A man with long hair, no shirt and bolt cutters walked into the frame. He most certainly didn’t belong.
Whitford, a lead dispatcher for SNOPAC 911, contacted Marysville police to alert them that someone had broken into an emergency radio communication tower in the 8800 block of 64th Street NE.
Surveillance cameras have been in place at emergency communication towers across Snohomish County following a spate of break-ins in recent years by scrap metal thieves searching for copper.
Two north Snohomish County men, both in their 50s, were arrested Monday night and booked into the Snohomish County Jail for investigation of burglary and malicious mischief.
Kurt Mills, SNOPAC’s executive director, hopes that news of the arrests will stop others from targeting the towers.
SNOPAC came to an agreement with the Snohomish County Emergency Radio System, which maintains the towers used by all of the county’s police and fire agencies. SNOPAC would monitor the live feeds if their partners would install the cameras.
The Marysville camera literally was gathering cobwebs, but that didn’t stop dispatchers from continuing to monitor the tower.
“The camera is there day after day and night after night,” Smith said. “Nothing ever happens. Then one night it does. And bingo. We have got them.”
The burglary occurred just before 9 p.m.
One of the men cut the fence outside the tower. It is used for radio communication among police and fire agencies as well as the U.S. Coast Guard and Navy.
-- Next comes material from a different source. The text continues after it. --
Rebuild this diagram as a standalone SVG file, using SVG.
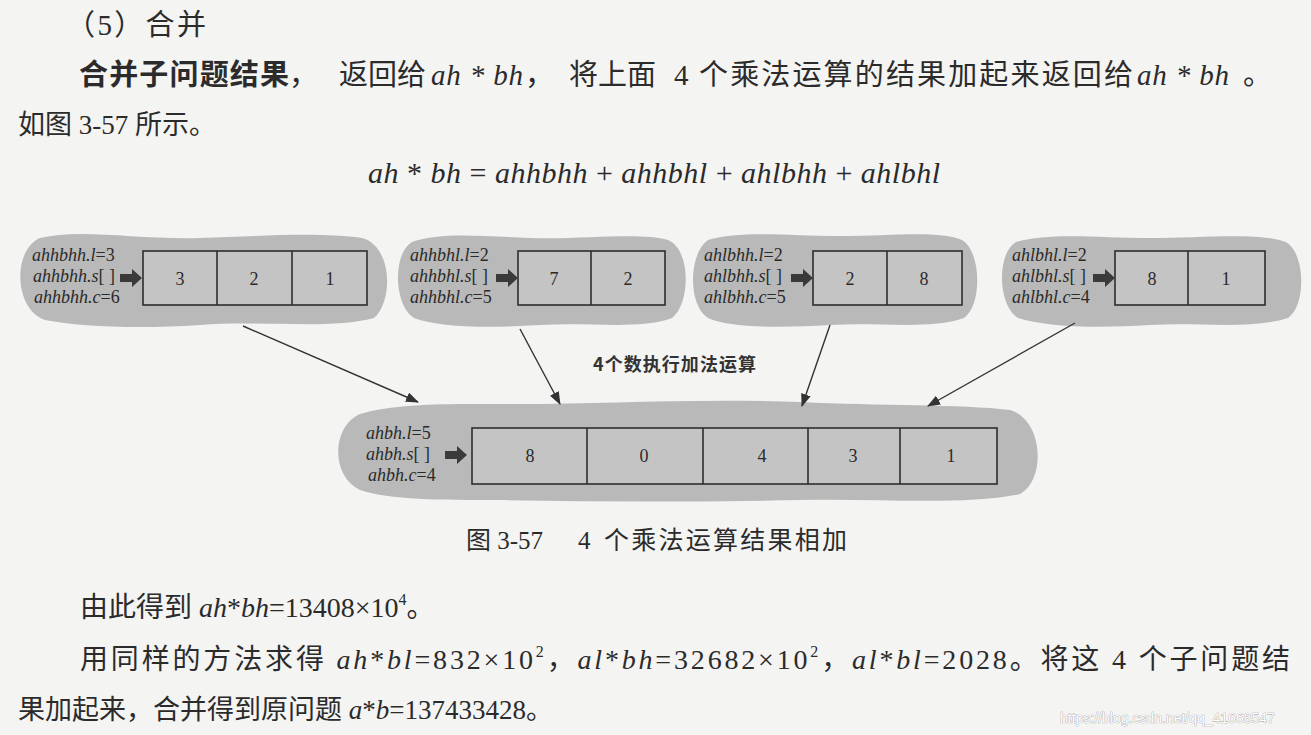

Unlike most 911 calls, Whitford wasn’t just relaying information, she was seeing it first hand and reporting her observations.
Getting information “in real time was instrumental in terms of making the arrests,” said Marysville police Lt. Mark Thomas.
The first officer arrived within five minutes and soon was joined by five others, Thomas said. They were able to surround the tower grounds and move in without the suspects knowing they were there.
Police found the men’s bicycles hidden under some straw near the main gate to the tower.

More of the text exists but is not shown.